If your business name doesn’t make you proud,
If you’re shy or afraid of saying it,
If it doesn’t excite you or puts you in a mood to work and grow your business right now,

Please: Let it go and choose another option, or go back to the the brainstorming session.

All this may sound silly…

But settling for a name that doesn’t make you want to shout it from the rooftops WILL leave a bittersweet taste in your mouth, for months and years to come.

So be brave, and let it go.

On to You

  • What mistakes did you make in the past while naming a business, and that others can learn from?
  • What mistakes didn’t you think of, or consider enough?

Please share with everybody in the comments!

Comments

  1. Very useful article and could have saved me time finding my business name.
    But then again had I not gone through my process, I wouldn’t have found ‘Symphonic Design’.
    It came to me from my two passions: music and design.

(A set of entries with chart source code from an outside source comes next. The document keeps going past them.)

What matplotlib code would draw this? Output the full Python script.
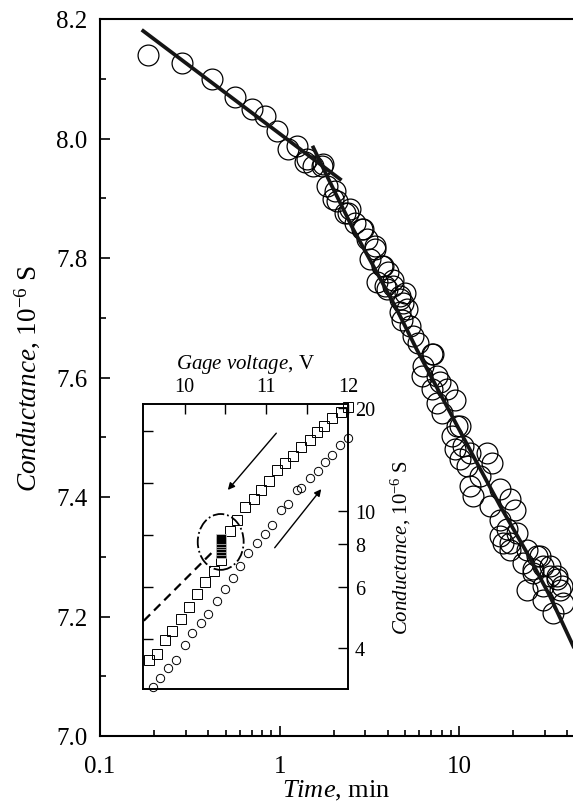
import matplotlib
matplotlib.use("Agg")
import matplotlib.pyplot as plt
from matplotlib.patches import Ellipse
from matplotlib.ticker import FuncFormatter, MultipleLocator, NullLocator, NullFormatter, FormatStrFormatter

# main panel: conductance relaxation vs time
time_min = [
    0.186, 0.285, 0.419, 0.565, 0.700, 0.830, 0.964, 1.117, 1.245, 1.416,
    1.384, 1.542, 1.714, 1.754, 1.828, 2.032, 2.080, 1.991, 2.312, 2.415,
    2.466, 2.630, 2.864, 2.924, 3.055, 3.396, 3.396, 3.184, 3.698, 3.776,
    4.027, 4.295, 3.864, 4.295, 4.989, 4.677, 4.887, 4.680,
    3.475, 3.945, 4.677, 5.105, 4.786, 5.321, 5.546, 5.916, 7.178, 7.031,
    6.180, 6.310, 7.499, 7.031, 8.511, 9.484, 7.499, 7.980, 10.09, 9.078,
    10.54, 11.48, 7.820,
    9.683, 9.484, 10.09, 11.02, 14.22, 15.17, 13.06, 11.48, 11.99, 16.87,
    19.19, 20.46, 14.86, 16.87, 18.37, 20.89, 17.58, 19.19, 23.77, 26.98,
    22.75, 29.38, 25.82, 32.06, 34.91, 37.24, 29.38,
    16.87, 19.19, 28.18, 32.06, 25.82, 34.91, 36.39, 38.02, 33.42, 29.38,
    23.77,
]
conductance = [
    8.140, 8.126, 8.100, 8.069, 8.049, 8.038, 8.013, 7.982, 7.988, 7.965,
    7.960, 7.954, 7.954, 7.957, 7.921, 7.912, 7.896, 7.898, 7.876, 7.876,
    7.882, 7.859, 7.848, 7.848, 7.831, 7.820, 7.815, 7.798, 7.787, 7.787,
    7.776, 7.764, 7.753, 7.753, 7.742, 7.736, 7.725, 7.709,
    7.759, 7.748, 7.731, 7.714, 7.697, 7.686, 7.670, 7.658, 7.639, 7.639,
    7.603, 7.619, 7.603, 7.580, 7.580, 7.563, 7.558, 7.541, 7.519, 7.502,
    7.485, 7.474, 7.592,
    7.519, 7.480, 7.463, 7.452, 7.474, 7.457, 7.435, 7.418, 7.402, 7.413,
    7.396, 7.379, 7.385, 7.362, 7.346, 7.340, 7.323, 7.312, 7.312, 7.301,
    7.290, 7.284, 7.273, 7.268, 7.262, 7.251, 7.251,
    7.335, 7.323, 7.301, 7.284, 7.279, 7.268, 7.245, 7.223, 7.206, 7.228,
    7.245,
]

# fitted lines (early and late regimes)
fit1_t = [0.174, 2.17]
fit1_g = [8.180, 7.932]
fit2_t = [1.54, 1.83, 2.57, 3.32, 4.49, 5.80, 8.15, 12.0, 16.9, 23.8, 32.0, 43.2]
fit2_g = [7.985, 7.938, 7.848, 7.787, 7.714, 7.647, 7.563, 7.468, 7.385, 7.307, 7.234, 7.150]

# inset: conductance vs gage voltage
volt_up = [9.61, 9.70, 9.80, 9.90, 10.00, 10.09, 10.20, 10.29, 10.40, 10.50,
           10.59, 10.68, 10.78, 10.88, 10.98, 11.07, 11.18, 11.27, 11.37, 11.43,
           11.53, 11.63, 11.72, 11.81, 11.90, 12.00]
g_up = [3.08, 3.26, 3.48, 3.69, 4.06, 4.41, 4.72, 5.01, 5.47, 5.91,
        6.38, 6.90, 7.53, 8.05, 8.56, 9.09, 10.08, 10.5, 11.5, 11.7,
        12.5, 13.1, 13.9, 14.6, 15.6, 16.3]

volt_down = [9.565, 9.66, 9.76, 9.85, 9.95, 10.05, 10.15, 10.25, 10.36, 10.44,
             10.55, 10.64, 10.74, 10.85, 10.94, 11.03, 11.13, 11.23, 11.33, 11.43,
             11.53, 11.62, 11.71, 11.81, 11.91, 12.00]
g_down = [3.68, 3.84, 4.20, 4.47, 4.85, 5.24, 5.74, 6.22, 6.70, 7.20,
          8.73, 9.43, 10.3, 10.84, 11.5, 12.2, 13.2, 13.8, 14.5, 15.4,
          16.1, 17.0, 17.7, 18.6, 19.4, 20.1]

volt_hold = [10.44, 10.44, 10.44, 10.44, 10.44, 10.44]
g_hold = [7.55, 7.70, 7.85, 8.00, 8.15, 8.28]

dashed_v = [9.50, 10.33]
dashed_g = [4.79, 7.55]

plt.rcParams["font.family"] = ["Liberation Serif", "DejaVu Serif"]
plt.rcParams["mathtext.fontset"] = "custom"
plt.rcParams["mathtext.rm"] = "Liberation Serif"
plt.rcParams["mathtext.it"] = "Liberation Serif:italic"

fig = plt.figure(figsize=(5.73, 8.04), dpi=100)
ax = fig.add_axes([100 / 573, 67 / 804, 473 / 573, 717 / 804])

ax.plot(time_min, conductance, "o", ms=15, mfc="none", mec="black", mew=0.9)
ax.plot(fit1_t, fit1_g, "-", color="#151515", lw=2.7)
ax.plot(fit2_t, fit2_g, "-", color="#151515", lw=2.7)

ax.set_xscale("log")
ax.set_xlim(0.1, 43)
ax.set_ylim(7.0, 8.2)
ax.yaxis.set_major_locator(MultipleLocator(0.2))
ax.yaxis.set_minor_locator(MultipleLocator(0.1))
ax.yaxis.set_major_formatter(FormatStrFormatter("%.1f"))
ax.xaxis.set_major_formatter(FuncFormatter(lambda v, p: f"{v:g}"))
ax.xaxis.set_minor_formatter(NullFormatter())
ax.tick_params(which="both", direction="in", width=1.2, top=False, right=False, labelsize=18)
ax.tick_params(which="major", length=7)
ax.tick_params(which="minor", length=4.5)
ax.tick_params(axis="x", pad=14)
ax.tick_params(axis="y", pad=9)
for s in ax.spines.values():
    s.set_linewidth(1.5)
ax.spines["right"].set_visible(False)
ax.set_xlabel(r"$\mathit{Time}$, min", fontsize=19, labelpad=0)
ax.set_ylabel(r"$\mathit{Conductance}$, 10$^{-6}$ S", fontsize=19.5, labelpad=10)

# inset
axin = fig.add_axes([143 / 573, 114 / 804, 205 / 573, 285 / 804])
axl = axin.twinx()
axl.set_ylim(0.033, 5.52)
axl.set_yticks([1, 2, 3, 4, 5])
axl.yaxis.tick_left()
axl.tick_params(axis="y", direction="in", length=7, width=1.0, labelleft=False, labelright=False)

axin.plot(volt_up, g_up, "o", ms=6, mfc="none", mec="black", mew=0.7, clip_on=False)
axin.plot(volt_down, g_down, "s", ms=6.5, mfc="none", mec="black", mew=0.7, clip_on=False)
axin.plot(volt_hold, g_hold, "s", ms=6.5, mfc="black", mec="0.8", mew=0.5, clip_on=False)
axin.plot(dashed_v, dashed_g, "--", color="black", lw=1.6, dashes=(4, 2.5))

axin.set_yscale("log")
axin.set_xlim(9.49, 12.0)
axin.set_ylim(3.03, 20.5)
axin.yaxis.tick_right()
axin.yaxis.set_label_position("right")
axin.set_yticks([4, 6, 8, 10, 20])
axin.set_yticklabels(["4", "6", "8", "10", "20"])
axin.yaxis.set_minor_locator(NullLocator())
axin.xaxis.tick_top()
axin.xaxis.set_label_position("top")
axin.set_xticks([10, 11, 12])
axin.set_xticks([10.5, 11.5], minor=True)
axin.tick_params(which="both", direction="in", length=7, width=1.0, labelsize=14.5)
axin.tick_params(axis="y", pad=5)
axin.tick_params(axis="x", pad=6)
for s in axin.spines.values():
    s.set_linewidth(1.2)
for s in axl.spines.values():
    s.set_linewidth(1.2)
axin.set_xlabel(r"$\mathit{Gage\ voltage}$, V", fontsize=15, labelpad=6)
axin.set_ylabel(r"$\mathit{Conductance}$, 10$^{-6}$ S", fontsize=15, rotation=90, labelpad=10)

axin.add_patch(Ellipse((0.379, 0.516), 0.224, 0.196, transform=axin.transAxes,
                       fill=False, ls="-.", lw=1.3, color="black"))
arrow = dict(arrowstyle="-|>", lw=1.0, color="black", mutation_scale=10)
axin.annotate("", xy=(0.405, 0.691), xytext=(0.659, 0.905), xycoords="axes fraction", arrowprops=arrow)
axin.annotate("", xy=(0.878, 0.709), xytext=(0.634, 0.488), xycoords="axes fraction", arrowprops=arrow)

fig.savefig("out.png", dpi=100)
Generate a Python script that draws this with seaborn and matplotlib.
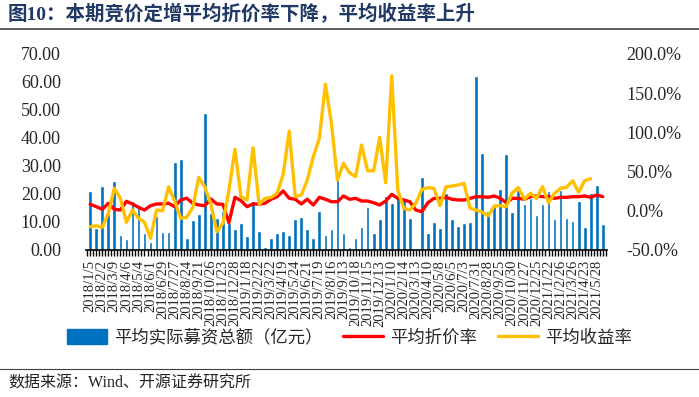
import numpy as np
import pandas as pd
import matplotlib
matplotlib.use('Agg')
import matplotlib.pyplot as plt
from matplotlib.lines import Line2D
from matplotlib.patches import Patch
from matplotlib.ticker import FuncFormatter, MultipleLocator
import seaborn as sns

# 平均实际募资总额（亿元）
amount = [21.2, 8.0, 22.9, 13.0, 24.8, 5.4, 3.8, 17.5, 15.5, 6.0, 3.0, 12.3, 6.4, 6.3, 31.5, 32.4,
          4.2, 10.7, 12.7, 48.8, 13.1, 11.3, 14.0, 9.5, 7.5, 9.6, 5.1, 17.5, 6.8, 1.2, 4.2,
          6.0, 6.9, 5.4, 11.0, 11.9, 7.4, 4.2, 14.0, 5.4, 7.5, 25.6, 6.0, 1.2, 4.2, 8.3, 15.5,
          6.0, 11.1, 19.3, 16.9, 19.3, 18.1, 11.3, 0.5, 26.2, 6.0, 10.1, 7.7,
          20.5, 11.0, 8.6, 9.5, 9.9, 62.1, 34.8, 13.9, 16.4, 21.7, 34.2, 13.7, 21.4, 16.4, 18.5,
          12.5, 16.4, 21.2, 11.0, 21.4, 11.4, 10.5, 17.6, 8.3, 20.2, 23.2, 9.2]

# 平均折价率 (%)
discount = [8.3, 5.3, 1.9, 9.6, 1.9, 1.0, 12.1, 8.7, 4.5, 1.0, 6.5, 8.7, 8.7, 9.6, 5.3, 13.8,
            16.0, 9.6, 7.5, 6.5, 15.1, 8.7, 8.3, -15.2, 17.2, 12.9, 5.3, 8.7, 8.7, 9.6, 14.7,
            18.0, 25.3, 15.9, 14.7, 8.7, 14.7, 7.4, 17.2, 14.7, 11.6, 11.6, 18.9, 14.7, 15.9, 12.5,
            12.5, 10.3, 7.4, 12.5, 21.0, 15.9, 13.8, 11.6, 1.0, -1.1, 10.3, 15.9, 15.9,
            17.2, 14.7, 13.8, 13.8, 15.9, 18.0, 18.0, 17.2, 18.9, 15.9, 10.3, 15.9, 15.9, 14.7,
            18.0, 18.9, 18.0, 18.0, 15.9, 17.2, 17.2, 18.0, 18.0, 18.9, 17.2, 20.2, 18.0]

# 平均收益率 (%)
ret = [-20.2, -19.0, -21.0, -3.2, 28.7, 15.9, -14.7, 1.0, -9.6, -14.7, -35.1, 1.0, 0.1, 30.7,
       12.5, -9.6, -8.3, 4.0, 42.7, 30.7, 8.7, -26.7, -16.0, 26.5, 78.4, 18.0, 13.8, 80.5, 8.7,
       15.9, 17.0,
       22.3, 46.5, 101.8, 18.0, 20.2, 39.3, 69.0, 92.5, 161.4, 111.6, 39.3, 60.6, 48.6, 43.5,
       83.9, 51.1, 50.8, 93.7, 35.8, 172.3, 26.5, 3.2, 1.0, 9.6, 27.4, 29.5, 28.7, 6.5,
       30.7, 31.6, 32.9, 35.0, 3.2, 1.0, -1.9, -6.3, 6.1, 6.5, 5.3, 23.1, 29.5, 14.7, 22.3,
       15.9, 30.7, 10.3, 22.3, 28.7, 30.0, 38.4, 23.6, 38.4, 41.0, np.nan, np.nan]

tick_labels = ['2018/1/5', '2018/2/2', '2018/3/9', '2018/4/6', '2018/5/4', '2018/6/1',
               '2018/6/29', '2018/7/27', '2018/8/24', '2018/9/21', '2018/10/26', '2018/11/23',
               '2018/12/28', '2019/1/18', '2019/2/22', '2019/3/22', '2019/4/19', '2019/5/24',
               '2019/6/21', '2019/7/19', '2019/8/16', '2019/9/13', '2019/10/18', '2019/11/15',
               '2019/12/13', '2020/1/10', '2020/2/14', '2020/3/13', '2020/4/10', '2020/5/8',
               '2020/6/5', '2020/7/3', '2020/7/31', '2020/8/28', '2020/9/25', '2020/10/30',
               '2020/11/27', '2020/12/25', '2021/1/22', '2021/2/26', '2021/3/26', '2021/4/23',
               '2021/5/28']

df = pd.DataFrame({'idx': np.arange(len(amount)), 'amount': amount,
                   'discount': discount, 'ret': ret})

sns.set_style('white')
plt.rcParams['font.family'] = ['Liberation Serif', 'Noto Sans CJK SC']
plt.rcParams['axes.unicode_minus'] = False

blue = '#0070C0'
red = '#FF0000'
yellow = '#FFC000'

fig = plt.figure(figsize=(6.99, 3.97), dpi=100)
ax = fig.add_axes([86 / 699, 1 - 250 / 397, 521 / 699, 196 / 397])

sns.barplot(data=df, x='idx', y='amount', color=blue, saturation=1, width=0.62, ax=ax)
ax2 = ax.twinx()
sns.lineplot(data=df, x='idx', y='discount', color=red, lw=2.4, ax=ax2)
sns.lineplot(data=df, x='idx', y='ret', color=yellow, lw=2.4, ax=ax2)

n = len(amount)
ax.set_xlim(-0.7, n - 1 + 0.7)
ax.set_ylim(0, 70)
ax2.set_ylim(-50, 200)
ax.yaxis.set_major_locator(MultipleLocator(10))
ax2.yaxis.set_major_locator(MultipleLocator(50))
ax.yaxis.set_major_formatter(FuncFormatter(lambda v, p: f'{v:.2f}'))
ax2.yaxis.set_major_formatter(FuncFormatter(lambda v, p: f'{v:.1f}%'))
ax.set_xlabel('')
ax.set_ylabel('')
ax2.set_xlabel('')
ax2.set_ylabel('')

ax.set_xticks(np.arange(0, len(tick_labels) * 2, 2))
ax.set_xticklabels(tick_labels, rotation=90, fontsize=10.5)
ax.set_xticks(np.arange(-0.5, n, 0.5), minor=True)
ax.tick_params(axis='x', which='both', direction='out', length=4, width=1, color='black',
               bottom=True, pad=3)
ax.tick_params(axis='y', length=0, labelsize=13, pad=18)
ax2.tick_params(axis='y', length=0, labelsize=13, pad=14)

for a in (ax, ax2):
    for s in ('top', 'left', 'right', 'bottom'):
        a.spines[s].set_visible(False)
ax.spines['bottom'].set_visible(True)
ax.spines['bottom'].set_color('black')
ax.spines['bottom'].set_linewidth(1.2)

handles = [Patch(color=blue), Line2D([], [], color=red, lw=2.4), Line2D([], [], color=yellow, lw=2.4)]
labels = ['平均实际募资总额（亿元）', '平均折价率', '平均收益率']
fig.legend(handles, labels, loc='center', bbox_to_anchor=(0.5, 1 - 338 / 397), ncol=3,
           frameon=False, fontsize=12.5, handlelength=2.3, handleheight=0.9,
           handletextpad=0.4, columnspacing=1.2)

fig.text(8 / 699, 1 - 14 / 397, '图10：本期竞价定增平均折价率下降，平均收益率上升',
         fontsize=14, fontweight='bold', color='#1F3864', va='center', ha='left')
fig.add_artist(Line2D([0, 1], [1 - 29 / 397, 1 - 29 / 397], color='#404040', lw=1.2))
fig.add_artist(Line2D([0, 1], [1 - 369 / 397, 1 - 369 / 397], color='#404040', lw=0.8))
fig.text(8 / 699, 1 - 384 / 397, '数据来源：Wind、开源证券研究所', fontsize=11.5,
         color='#222222', va='center', ha='left')

fig.savefig('out.png', dpi=100)
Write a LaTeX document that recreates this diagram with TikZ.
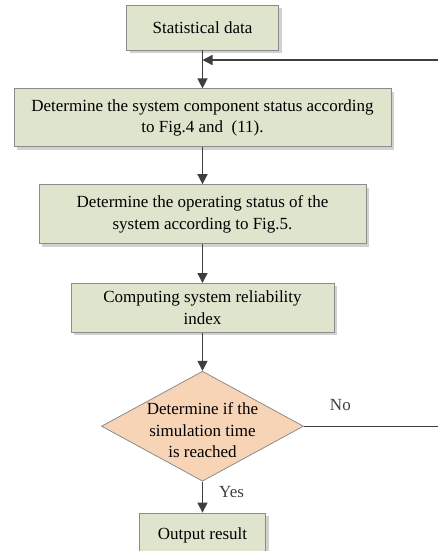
\documentclass[tikz,border=0pt]{standalone}
\usepackage{fontspec}
\setmainfont{Liberation Serif}
\usepackage{tikz}
\usetikzlibrary{positioning}
\usetikzlibrary{shapes.geometric}
\usetikzlibrary{shadows}
\usetikzlibrary{arrows.meta}
\definecolor{boxfill}{RGB}{223,228,205}
\definecolor{decfill}{RGB}{248,212,182}
\definecolor{edgegray}{RGB}{140,140,140}
\definecolor{linegray}{RGB}{62,62,62}
\tikzset{
  flow/.style={
    procbox/.style={rectangle, draw=edgegray, line width=0.8pt, fill=boxfill,
        align=center, inner sep=0pt,
        drop shadow={shadow xshift=3pt, shadow yshift=-3pt, fill=black!18, opacity=1}},
    decision/.style={diamond, draw=edgegray, line width=0.8pt, fill=decfill, inner sep=0pt},
    decision text/.style={align=center, inner sep=0pt},
    flowline/.style={linegray, line width=1.4pt, -{Triangle[length=10pt,width=10pt]}},
    edge label/.style={inner sep=0pt},
  }
}

\begin{document}
\begin{tikzpicture}
[
    flow,
    x=1pt, y=-1pt,
    node distance=38pt,
    font=\fontsize{17}{21.5}\selectfont
]
    \useasboundingbox (0,0) rectangle (437,551);

    \node[procbox, minimum width=152pt, minimum height=45pt] (stat) at (202.5,27.5) {Statistical data};
    \node[procbox, minimum width=377pt, minimum height=58pt, below=38pt of stat] (comp)
        {Determine the system component status according\\to Fig.4 and~~(11).};
    \node[procbox, minimum width=327pt, minimum height=59pt, below=37pt of comp] (oper)
        {Determine the operating status of the\\system according to Fig.5.};
    \node[procbox, minimum width=263pt, minimum height=49pt, below=39pt of oper] (rel)
        {Computing system reliability\\index};
    \node[decision, minimum width=202pt, minimum height=110pt, below=38pt of rel] (dec) {};
    \node[decision text, yshift=-4pt] (dectext) at (dec) {Determine if the\\simulation time\\is reached};
    \node[procbox, minimum width=126pt, minimum height=45pt, below=31pt of dec] (out) {Output result};

    \coordinate (merge) at (stat.south |- 0,60);
    \coordinate (back) at (439,0 |- dec.east);

    \draw[flowline, -] (stat) -- (merge);
    \draw[flowline] (merge) -- (comp);
    \draw[flowline] (comp) -- (oper);
    \draw[flowline] (oper) -- (rel);
    \draw[flowline] (rel) -- (dec);
    \draw[flowline] (dec) -- node[edge label, right=16pt, pos=0.35] {Yes} (out);
    \draw[flowline] (dec.east) -- node[edge label, above=15pt, pos=0.27] {No} (back) |- (merge);
\end{tikzpicture}
\end{document}
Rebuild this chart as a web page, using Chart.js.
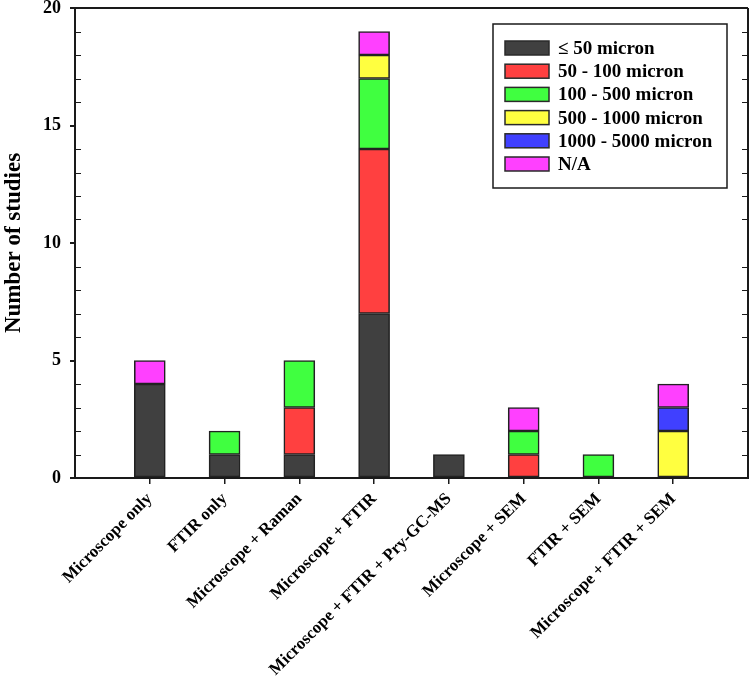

    Composing a symphony consist of the manipulation of 5 main aspects which apply to both visual design and musical composition:

    1.) Melody – ordering and disposing of several structural elements in such a manner that their succession is pleasing to the senses
    2.) Harmony – rendering of two or more simultaneous elements in such a manner that their combination is pleasant
    3.) Form – refers to structure, composition and performance
    4.) Rhythm – regular recurrence or pattern (regularity in design), pattern unites rhythm with geometry
    5.) Timbre – the perceived quality

    1. Author

      Hey Sven, going through the process is clearly required!

      Love how design and music blend to form your business name, it sounds terrific!

      Every time I had to find a name for a project of mine, I had to go through MANY ideas and iterations before finding.

      this article is part of a long series of article about finding a business name. The whole thing is going to come together over time. And I’ll definitely talk about the process of finding a name for different businesses: blogs, startups, brands, …

      I’ll talk about how messy finding Misfit Hustler was!